Problematising the One-on-one Part I

At EL TARRO I was able to trial a first draft of the Backgammon piece. The context of this season of EL TARRO was rather different though.

 

They collaborated with the Samba Cine Club and organised a bigger event at thousandpoundbend in the city. The vibe was great, the event successful, especially since enough people who paid $10 at the door had attended and they could pay each of the performers a relatively rewarding fee for their efforts. But essentially, it was exciting and happening; it was a party.

 

The audience members were then made up of people who had come because they know of EL TARRO, people who knew about the Samba Cine Club and was interested in the film screening on the night and then people who had heard about it through friends and what not, and was up for a taste of South America on a Friday night.

 

Being situated downstairs so that I could invite the “stragglers” to join me for a game of Backgammon – this means people who mingled downstairs and did not go upstairs for the other performances for the night or the film screening – I was right in the midst of a very social, “party” environment. The context of the work was distinctly different.

 

For one, the participants I had did not know it was a performance they were partaking in till I had told them at the end. And I had invited them to the game, as the game itself and had not consciously considered the context enough, perhaps assuming that everyone there had known that this was a night of small performances.

 

This rather social context though, I thoroughly enjoyed. But it did shed light on certain things I must now begin to excavate and understand, and make some decisions on.

 

In that intimate, private and quiet experience between 2 people – there are inherent differences in the relationships between men and women. There seems to be inherently a sense of competition when you put 2 women in a room – and you see this in the workplace, back in school, in a new group of friends gathering…when you put a man and a woman together though, there seems to be inherently the question of attraction, or un-attraction.

 

An audience member from Friday night admitted that he had wanted to ask for my number. And I really appreciate his frankness in our “post-show dialogue,” and while that was a flattering comment, I replied that I do find that a tricky territory to navigate. He then expressed that it was in the risk of that vulnerability and openness that made the work, work.

 

And it is this that has opened all these thoughts tonight.

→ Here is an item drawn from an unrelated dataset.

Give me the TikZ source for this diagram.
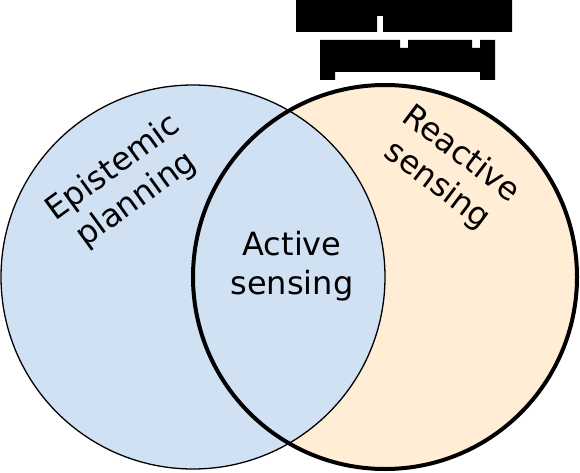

In constructing something that is shaped as a conversation, as 2 people simply hanging out – the inherent relationship that exists and then built (in spite of the text or theme of the content) is really what is at work here. The context of a Man, and the context of a Woman that is myself and/or the audience member need to be taken into consideration.

 

I am entering a dimension of gender studies then, am I not? And the question really, is do I explore a much more “universal” framework that accommodates both genders, and that is that possible even? Or do I capitalise on these social, gendered contexts and make the work an investigation into the male and female psyche?